-------- Extracted records
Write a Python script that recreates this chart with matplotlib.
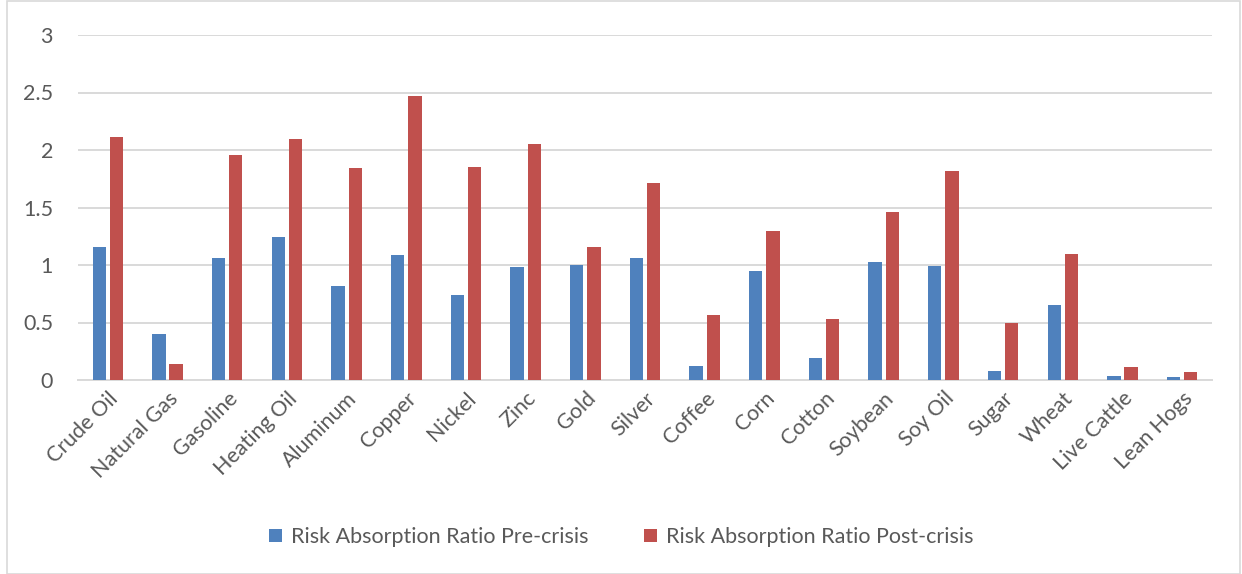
import numpy as np
import matplotlib
matplotlib.use("Agg")
import matplotlib.pyplot as plt
from matplotlib.patches import Rectangle

plt.rcParams["font.family"] = ["Lato", "DejaVu Sans"]

commodities = ["Crude Oil", "Natural Gas", "Gasoline", "Heating Oil", "Aluminum",
               "Copper", "Nickel", "Zinc", "Gold", "Silver", "Coffee", "Corn",
               "Cotton", "Soybean", "Soy Oil", "Sugar", "Wheat", "Live Cattle",
               "Lean Hogs"]
pre_crisis = [1.16, 0.40, 1.06, 1.24, 0.82, 1.09, 0.74, 0.98, 1.00, 1.06, 0.12,
              0.95, 0.19, 1.03, 0.99, 0.075, 0.655, 0.032, 0.029]
post_crisis = [2.11, 0.14, 1.96, 2.10, 1.84, 2.47, 1.85, 2.05, 1.16, 1.71, 0.565,
               1.30, 0.533, 1.46, 1.82, 0.493, 1.096, 0.116, 0.067]

BLUE = "#4f81bd"
RED = "#c0504d"
TXT = "#595959"
GRID = "#d9d9d9"
FS = 15.5

W, H = 1242, 574
fig = plt.figure(figsize=(W / 100, H / 100), dpi=100)
ax = fig.add_axes([78 / W, 1 - 380 / H, (1212 - 78) / W, (380 - 35) / H])

x = np.arange(len(commodities))
bw = 0.223
off = 0.144
ax.bar(x - off, pre_crisis, bw, color=BLUE, label="Risk Absorption Ratio Pre-crisis", zorder=3)
ax.bar(x + off, post_crisis, bw, color=RED, label="Risk Absorption Ratio Post-crisis", zorder=3)

ax.set_xlim(-0.5, len(commodities) - 0.5)
ax.set_ylim(0, 3)
ax.set_yticks([0, 0.5, 1, 1.5, 2, 2.5, 3])
ax.set_yticklabels(["0", "0.5", "1", "1.5", "2", "2.5", "3"])
ax.yaxis.grid(True, color=GRID, lw=1.4, zorder=0)
ax.set_axisbelow(True)
for s in ("top", "right", "left"):
    ax.spines[s].set_visible(False)
ax.spines["bottom"].set_color(GRID)
ax.spines["bottom"].set_linewidth(1.4)
ax.tick_params(axis="y", length=0, pad=18, labelsize=FS, labelcolor=TXT)
ax.tick_params(axis="x", length=0, pad=6, labelsize=FS, labelcolor=TXT)
ax.set_xticks(x)
ax.set_xticklabels(commodities, rotation=45, ha="right", rotation_mode="anchor")

fig.legend(loc="center", bbox_to_anchor=(0.5, 1 - 537 / H), ncol=2, frameon=False,
           fontsize=FS, labelcolor=TXT, handlelength=0.6, handleheight=0.6,
           handletextpad=0.4, columnspacing=2.6)

# outer chart border
fig.patches.append(Rectangle((7 / W, 0.5 / H), (1240 - 7) / W, (H - 1.5) / H,
                             transform=fig.transFigure, fill=False,
                             edgecolor=GRID, lw=1.2))

fig.savefig("out.png", dpi=100)
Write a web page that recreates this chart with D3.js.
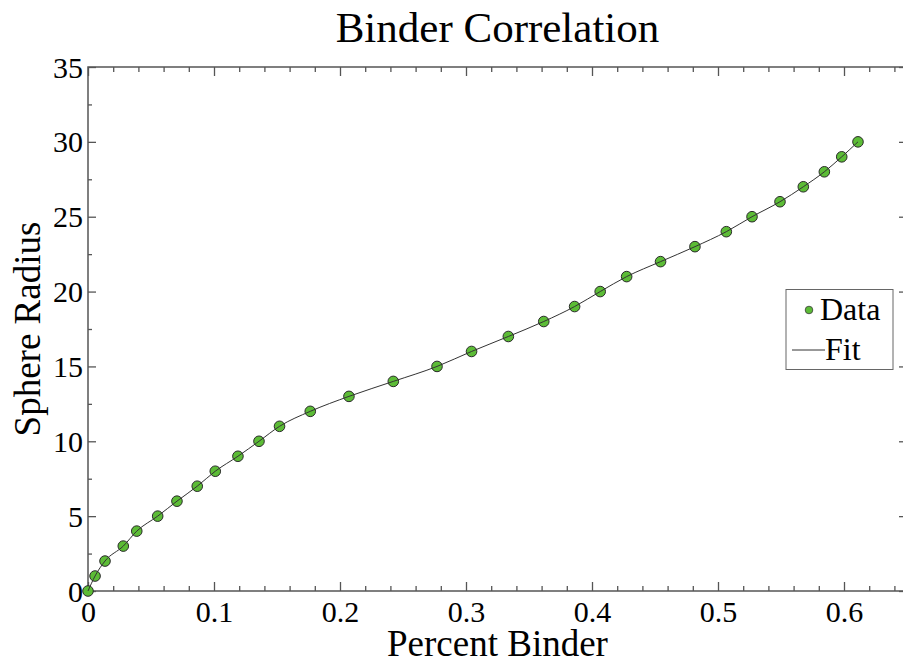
----------------
Give the entries again word for word, but skip the pictures.

## Answer to this problem
Write a Python script that recreates this chart with matplotlib.
import numpy as np
import matplotlib
matplotlib.use("Agg")
import matplotlib.pyplot as plt
from matplotlib.patches import Rectangle

plt.rcParams["font.family"] = ["Lato", "DejaVu Sans"]

commodities = ["Crude Oil", "Natural Gas", "Gasoline", "Heating Oil", "Aluminum",
               "Copper", "Nickel", "Zinc", "Gold", "Silver", "Coffee", "Corn",
               "Cotton", "Soybean", "Soy Oil", "Sugar", "Wheat", "Live Cattle",
               "Lean Hogs"]
pre_crisis = [1.16, 0.40, 1.06, 1.24, 0.82, 1.09, 0.74, 0.98, 1.00, 1.06, 0.12,
              0.95, 0.19, 1.03, 0.99, 0.075, 0.655, 0.032, 0.029]
post_crisis = [2.11, 0.14, 1.96, 2.10, 1.84, 2.47, 1.85, 2.05, 1.16, 1.71, 0.565,
               1.30, 0.533, 1.46, 1.82, 0.493, 1.096, 0.116, 0.067]

BLUE = "#4f81bd"
RED = "#c0504d"
TXT = "#595959"
GRID = "#d9d9d9"
FS = 15.5

W, H = 1242, 574
fig = plt.figure(figsize=(W / 100, H / 100), dpi=100)
ax = fig.add_axes([78 / W, 1 - 380 / H, (1212 - 78) / W, (380 - 35) / H])

x = np.arange(len(commodities))
bw = 0.223
off = 0.144
ax.bar(x - off, pre_crisis, bw, color=BLUE, label="Risk Absorption Ratio Pre-crisis", zorder=3)
ax.bar(x + off, post_crisis, bw, color=RED, label="Risk Absorption Ratio Post-crisis", zorder=3)

ax.set_xlim(-0.5, len(commodities) - 0.5)
ax.set_ylim(0, 3)
ax.set_yticks([0, 0.5, 1, 1.5, 2, 2.5, 3])
ax.set_yticklabels(["0", "0.5", "1", "1.5", "2", "2.5", "3"])
ax.yaxis.grid(True, color=GRID, lw=1.4, zorder=0)
ax.set_axisbelow(True)
for s in ("top", "right", "left"):
    ax.spines[s].set_visible(False)
ax.spines["bottom"].set_color(GRID)
ax.spines["bottom"].set_linewidth(1.4)
ax.tick_params(axis="y", length=0, pad=18, labelsize=FS, labelcolor=TXT)
ax.tick_params(axis="x", length=0, pad=6, labelsize=FS, labelcolor=TXT)
ax.set_xticks(x)
ax.set_xticklabels(commodities, rotation=45, ha="right", rotation_mode="anchor")

fig.legend(loc="center", bbox_to_anchor=(0.5, 1 - 537 / H), ncol=2, frameon=False,
           fontsize=FS, labelcolor=TXT, handlelength=0.6, handleheight=0.6,
           handletextpad=0.4, columnspacing=2.6)

# outer chart border
fig.patches.append(Rectangle((7 / W, 0.5 / H), (1240 - 7) / W, (H - 1.5) / H,
                             transform=fig.transFigure, fill=False,
                             edgecolor=GRID, lw=1.2))

fig.savefig("out.png", dpi=100)
Write a web page that recreates this chart with D3.js.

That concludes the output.